--- Data ---
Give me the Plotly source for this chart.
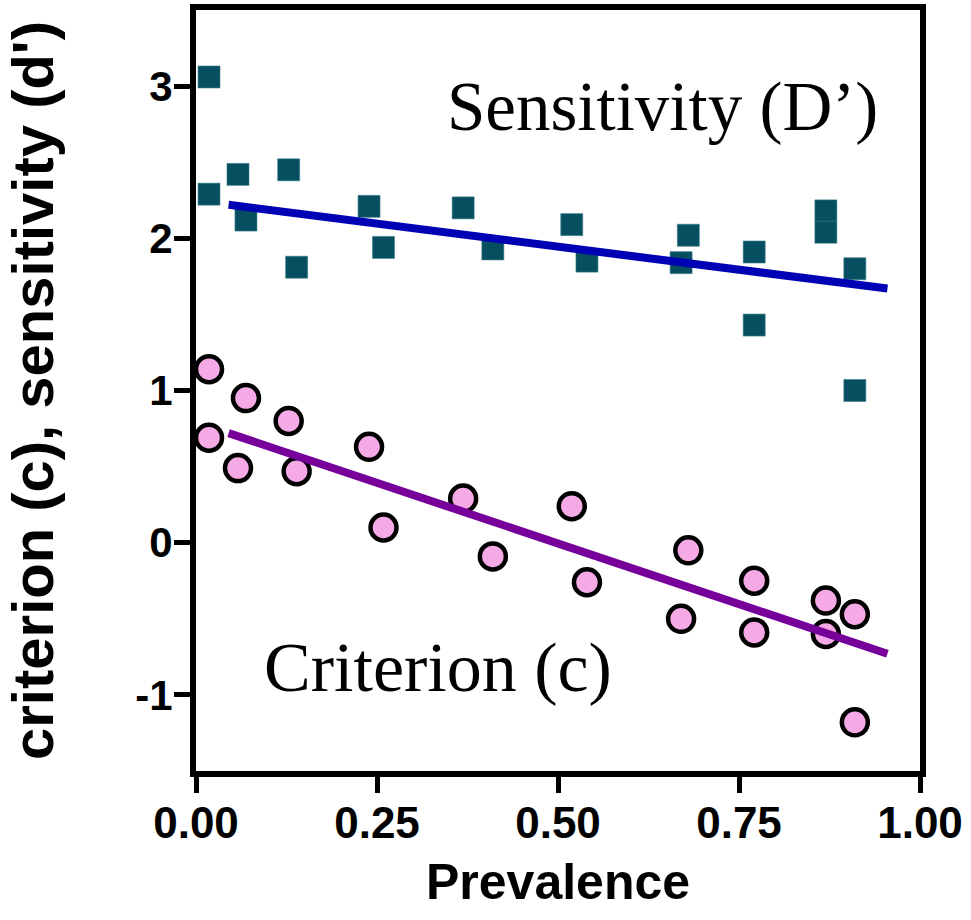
import plotly.graph_objects as go

# Prevalence values and measures
sens_x = [0.018, 0.018, 0.058, 0.069, 0.128, 0.139, 0.239, 0.259, 0.369, 0.41,
          0.519, 0.54, 0.68, 0.67, 0.771, 0.771, 0.87, 0.87, 0.91, 0.91]
sens_y = [3.06, 2.29, 2.42, 2.12, 2.45, 1.81, 2.21, 1.94, 2.20, 1.93,
          2.09, 1.85, 2.02, 1.84, 1.91, 1.43, 2.18, 2.04, 1.80, 1.00]

crit_x = [0.018, 0.018, 0.058, 0.069, 0.128, 0.139, 0.239, 0.259, 0.369, 0.41,
          0.519, 0.54, 0.68, 0.67, 0.771, 0.771, 0.87, 0.87, 0.91, 0.91]
crit_y = [1.14, 0.69, 0.49, 0.95, 0.80, 0.47, 0.63, 0.10, 0.29, -0.09,
          0.24, -0.26, -0.05, -0.50, -0.25, -0.59, -0.38, -0.60, -0.47, -1.18]

# Fitted line endpoints
fit_x = [0.045, 0.955]
sens_fit_y = [2.22, 1.67]
crit_fit_y = [0.72, -0.73]

x_ticks = [0, 0.25, 0.5, 0.75, 1.0]
x_tick_text = ["0.00", "0.25", "0.50", "0.75", "1.00"]
y_ticks = [-1, 0, 1, 2, 3]
y_tick_text = ["-1", "0", "1", "2", "3"]

fig = go.Figure()
fig.add_trace(go.Scatter(
    x=sens_x, y=sens_y, mode="markers",
    marker=dict(symbol="square", size=22, color="#064F61",
                line=dict(width=0.6, color="#3C7D8C")),
    showlegend=False, cliponaxis=False))
fig.add_trace(go.Scatter(
    x=crit_x, y=crit_y, mode="markers",
    marker=dict(symbol="circle", size=26, color="#F5AAE6",
                line=dict(width=4.5, color="black")),
    showlegend=False, cliponaxis=False))
fig.add_trace(go.Scatter(
    x=fit_x, y=sens_fit_y, mode="lines",
    line=dict(color="#0000B4", width=8), showlegend=False))
fig.add_trace(go.Scatter(
    x=fit_x, y=crit_fit_y, mode="lines",
    line=dict(color="#77009A", width=8), showlegend=False))

serif = "Liberation Serif, Times New Roman, serif"
fig.add_annotation(x=0.644, y=2.86, xref="x", yref="y", text="Sensitivity (D\u2019)",
                   showarrow=False, font=dict(family=serif, size=69, color="black"),
                   xanchor="center", yanchor="middle")
fig.add_annotation(x=0.334, y=-0.82, xref="x", yref="y", text="Criterion (c)",
                   showarrow=False, font=dict(family=serif, size=70, color="black"),
                   xanchor="center", yanchor="middle")

sans = "Arial, Liberation Sans, Helvetica, sans-serif"
fig.update_xaxes(
    range=[0, 1], tickvals=x_ticks, ticktext=x_tick_text,
    showgrid=False, zeroline=False,
    showline=True, linewidth=6, linecolor="black", mirror=True,
    ticks="outside", ticklen=16, tickwidth=5, tickcolor="black",
    ticklabelstandoff=-8,
    tickfont=dict(family=sans, size=44, color="black", weight="bold"),
    title=dict(text="Prevalence", standoff=20,
               font=dict(family=sans, size=50, color="black", weight="bold")),
    automargin=False)
fig.update_yaxes(
    range=[-1.5, 3.5], tickvals=y_ticks, ticktext=y_tick_text,
    showgrid=False, zeroline=False,
    showline=True, linewidth=6, linecolor="black", mirror=True,
    ticks="outside", ticklen=16, tickwidth=5, tickcolor="black",
    ticklabelstandoff=-7,
    tickfont=dict(family=sans, size=42, color="black", weight="bold"),
    title=dict(text="criterion (c), sensitivity (d')", standoff=76,
               font=dict(family=sans, size=58, color="black", weight="bold")),
    automargin=False)

fig.update_layout(
    width=971, height=920,
    margin=dict(l=196, r=51, t=10, b=149),
    paper_bgcolor="white", plot_bgcolor="white")

fig.write_html("out.html")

--- What you have to do ---
Every line of the material is to be quoted exactly, with no pictures carried over.

--- Response to this task ---
Give me the Plotly source for this chart.
import plotly.graph_objects as go

# Prevalence values and measures
sens_x = [0.018, 0.018, 0.058, 0.069, 0.128, 0.139, 0.239, 0.259, 0.369, 0.41,
          0.519, 0.54, 0.68, 0.67, 0.771, 0.771, 0.87, 0.87, 0.91, 0.91]
sens_y = [3.06, 2.29, 2.42, 2.12, 2.45, 1.81, 2.21, 1.94, 2.20, 1.93,
          2.09, 1.85, 2.02, 1.84, 1.91, 1.43, 2.18, 2.04, 1.80, 1.00]

crit_x = [0.018, 0.018, 0.058, 0.069, 0.128, 0.139, 0.239, 0.259, 0.369, 0.41,
          0.519, 0.54, 0.68, 0.67, 0.771, 0.771, 0.87, 0.87, 0.91, 0.91]
crit_y = [1.14, 0.69, 0.49, 0.95, 0.80, 0.47, 0.63, 0.10, 0.29, -0.09,
          0.24, -0.26, -0.05, -0.50, -0.25, -0.59, -0.38, -0.60, -0.47, -1.18]

# Fitted line endpoints
fit_x = [0.045, 0.955]
sens_fit_y = [2.22, 1.67]
crit_fit_y = [0.72, -0.73]

x_ticks = [0, 0.25, 0.5, 0.75, 1.0]
x_tick_text = ["0.00", "0.25", "0.50", "0.75", "1.00"]
y_ticks = [-1, 0, 1, 2, 3]
y_tick_text = ["-1", "0", "1", "2", "3"]

fig = go.Figure()
fig.add_trace(go.Scatter(
    x=sens_x, y=sens_y, mode="markers",
    marker=dict(symbol="square", size=22, color="#064F61",
                line=dict(width=0.6, color="#3C7D8C")),
    showlegend=False, cliponaxis=False))
fig.add_trace(go.Scatter(
    x=crit_x, y=crit_y, mode="markers",
    marker=dict(symbol="circle", size=26, color="#F5AAE6",
                line=dict(width=4.5, color="black")),
    showlegend=False, cliponaxis=False))
fig.add_trace(go.Scatter(
    x=fit_x, y=sens_fit_y, mode="lines",
    line=dict(color="#0000B4", width=8), showlegend=False))
fig.add_trace(go.Scatter(
    x=fit_x, y=crit_fit_y, mode="lines",
    line=dict(color="#77009A", width=8), showlegend=False))

serif = "Liberation Serif, Times New Roman, serif"
fig.add_annotation(x=0.644, y=2.86, xref="x", yref="y", text="Sensitivity (D\u2019)",
                   showarrow=False, font=dict(family=serif, size=69, color="black"),
                   xanchor="center", yanchor="middle")
fig.add_annotation(x=0.334, y=-0.82, xref="x", yref="y", text="Criterion (c)",
                   showarrow=False, font=dict(family=serif, size=70, color="black"),
                   xanchor="center", yanchor="middle")

sans = "Arial, Liberation Sans, Helvetica, sans-serif"
fig.update_xaxes(
    range=[0, 1], tickvals=x_ticks, ticktext=x_tick_text,
    showgrid=False, zeroline=False,
    showline=True, linewidth=6, linecolor="black", mirror=True,
    ticks="outside", ticklen=16, tickwidth=5, tickcolor="black",
    ticklabelstandoff=-8,
    tickfont=dict(family=sans, size=44, color="black", weight="bold"),
    title=dict(text="Prevalence", standoff=20,
               font=dict(family=sans, size=50, color="black", weight="bold")),
    automargin=False)
fig.update_yaxes(
    range=[-1.5, 3.5], tickvals=y_ticks, ticktext=y_tick_text,
    showgrid=False, zeroline=False,
    showline=True, linewidth=6, linecolor="black", mirror=True,
    ticks="outside", ticklen=16, tickwidth=5, tickcolor="black",
    ticklabelstandoff=-7,
    tickfont=dict(family=sans, size=42, color="black", weight="bold"),
    title=dict(text="criterion (c), sensitivity (d')", standoff=76,
               font=dict(family=sans, size=58, color="black", weight="bold")),
    automargin=False)

fig.update_layout(
    width=971, height=920,
    margin=dict(l=196, r=51, t=10, b=149),
    paper_bgcolor="white", plot_bgcolor="white")

fig.write_html("out.html")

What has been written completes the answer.